New Delhi : Despite taking measures such as procurement from local markets, boosting imports and discouraging export of onions, the Central government on Wednesday expressed its helplessness in controlling the rising prices of the essential commodity.
Union Food Minister Ram Vilas Paswan said the onion yield this year was expected to be lower since the area under onion cultivation had come down to 1.90 lakh hectares in 2017-18 from 2.65 lakh hectares in 2016-17.
“We have taken several measures, like procurement by agencies from areas such as Nashik (Maharashtra) and Alwar (Rajasthan) where the cost is lower, as well as import of onions. But it (bringing down prices) is not in our hands,” Paswan told reporters here.
While the Ministry’s data showed average prices of onion and tomato in Delhi ranged between Rs 53 and Rs 63 per kg, these were being sold for up to Rs 80 in retail markets.
Once the supply from (late) kharif starts, prices may come down, he added.
Paswan held a meeting with officials from the Ministries of Agriculture and Food as well as the Delhi government on Wednesday on the rising prices of onions and tomatoes.
Prices are low at one corner of the country while they are high at the other, he said.
“We are trying to figure out how onion from areas where prices are lower can be transported to Delhi,” he said.
On October 31, Paswan had blamed hoarding for a surge in the prices of onions and tomatoes in retail markets, and promised that the situation will improve once the fresh supply began.

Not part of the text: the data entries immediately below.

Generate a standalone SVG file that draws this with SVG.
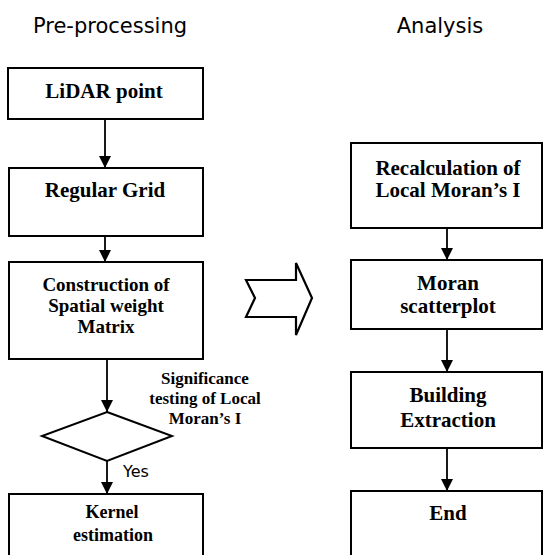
<svg xmlns="http://www.w3.org/2000/svg" width="543" height="555" viewBox="0 0 543 555">
<style>
.box{fill:#fff;stroke:#000;stroke-width:2}
.t{font-family:"Liberation Serif","Times New Roman",serif;font-weight:bold;text-anchor:middle;fill:#000}
.s{font-family:"DejaVu Sans",sans-serif;fill:#000}
.ln{stroke:#000;stroke-width:1.8;fill:none}
</style>
<defs>
<marker id="ah" markerWidth="12" markerHeight="12" refX="12" refY="6" orient="auto" markerUnits="userSpaceOnUse">
<path d="M0,0 L12,6 L0,12 Z" fill="#000"/>
</marker>
</defs>
<rect width="543" height="555" fill="#fff"/>
<text class="s" x="110" y="33" font-size="21" text-anchor="middle">Pre-processing</text>
<text class="s" x="440" y="33" font-size="21" text-anchor="middle">Analysis</text>

<g id="connectors">
<line class="ln" x1="105" y1="119" x2="105" y2="168" marker-end="url(#ah)"/>
<line class="ln" x1="105" y1="236" x2="105" y2="262" marker-end="url(#ah)"/>
<line class="ln" x1="107" y1="359" x2="107" y2="412" marker-end="url(#ah)"/>
<line class="ln" x1="107" y1="461" x2="107" y2="494" marker-end="url(#ah)"/>
<line class="ln" x1="447" y1="228" x2="447" y2="260" marker-end="url(#ah)"/>
<line class="ln" x1="447" y1="329" x2="447" y2="372" marker-end="url(#ah)"/>
<line class="ln" x1="447" y1="448" x2="447" y2="491" marker-end="url(#ah)"/>
<text class="s" x="123" y="477" font-size="16">Yes</text>
</g>

<g id="lidar">
<rect class="box" x="8" y="68" width="195" height="51"/>
<text class="t" x="104" y="98" font-size="21">LiDAR point</text>
</g>
<g id="grid">
<rect class="box" x="9" y="168" width="194" height="68"/>
<text class="t" x="105" y="197" font-size="21">Regular Grid</text>
</g>
<g id="matrix">
<rect class="box" x="9" y="262" width="194" height="97"/>
<text class="t" x="106" y="291" font-size="19">Construction of</text>
<text class="t" x="106" y="312" font-size="19">Spatial weight</text>
<text class="t" x="106" y="333" font-size="19">Matrix</text>
</g>
<g id="decision">
<polygon class="box" points="107,412 172,436 107,461 42,436"/>
<text class="t" x="205" y="384" font-size="17">Significance</text>
<text class="t" x="205" y="404" font-size="17">testing of Local</text>
<text class="t" x="205" y="424" font-size="17">Moran’s I</text>
</g>
<g id="kernel">
<rect class="box" x="9" y="494" width="194" height="80"/>
<text class="t" x="112" y="518" font-size="18">Kernel</text>
<text class="t" x="113" y="541" font-size="18">estimation</text>
</g>

<g id="bigarrow">
<polygon points="246,280 296,280 296,263 312,298 296,335 296,317 246,317 255,298" fill="#fff" stroke="#000" stroke-width="2.2" stroke-linejoin="miter"/>
</g>

<g id="recalc">
<rect class="box" x="351" y="143" width="191" height="85"/>
<text class="t" x="448" y="175" font-size="21">Recalculation of</text>
<text class="t" x="448" y="197" font-size="21">Local Moran’s I</text>
</g>
<g id="scatter">
<rect class="box" x="351" y="260" width="191" height="69"/>
<text class="t" x="448" y="290" font-size="21">Moran</text>
<text class="t" x="448" y="313" font-size="21">scatterplot</text>
</g>
<g id="building">
<rect class="box" x="351" y="372" width="191" height="76"/>
<text class="t" x="448" y="402" font-size="21">Building</text>
<text class="t" x="448" y="427" font-size="21">Extraction</text>
</g>
<g id="end">
<rect class="box" x="351" y="491" width="191" height="80"/>
<text class="t" x="448" y="520" font-size="21">End</text>
</g>
</svg>
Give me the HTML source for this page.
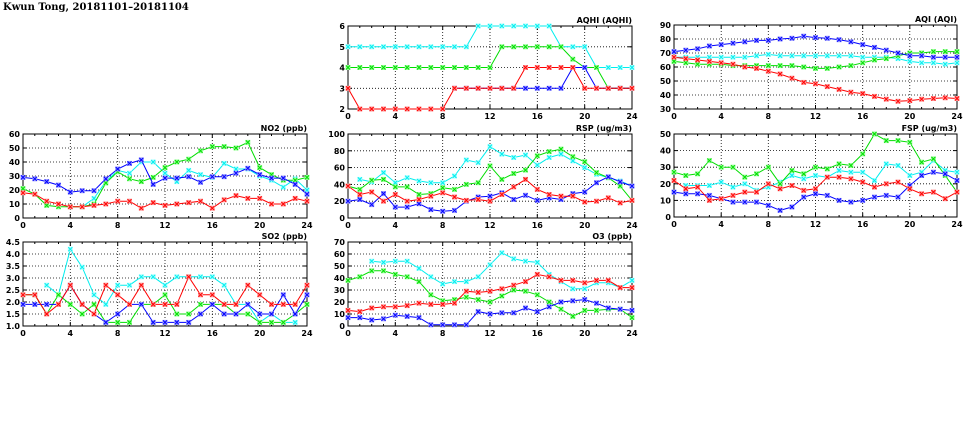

Paswan added the onion output was 189 lakh tonnes in 2014-15, 209 lakh tonnes in 2015-16 and 217 lakh tonnes in 2016-17.
“However, the Agriculture Ministry has not yet provided information about the output this year. It is likely to come in January,” he said.
The National Agricultural Cooperative Marketing Federation has been asked to procure onions from Nashik, Alwar where prices are lower, about Rs 28-32 per kg.
It has procured approximately 1,000 tonnes of onions so far, said Avinash Srivastava, Consumer Affairs Secretary.
The Ministry has also asked public sector body Metals and Minerals Trading Corporation of India to import 2,000 tonnes of onions. However, this can only be used after a month as imported onions come in cold storage and need to be brought to room temperature.
Paswan said an increase in the Minimum Export Price (MEP) had brought down onion exports.
“On November 23, 4,159 tonnes of onion was exported. However, the export reduced to just 137 tonnes on November 23, after the MEP was set at $835 per tonne,” he said.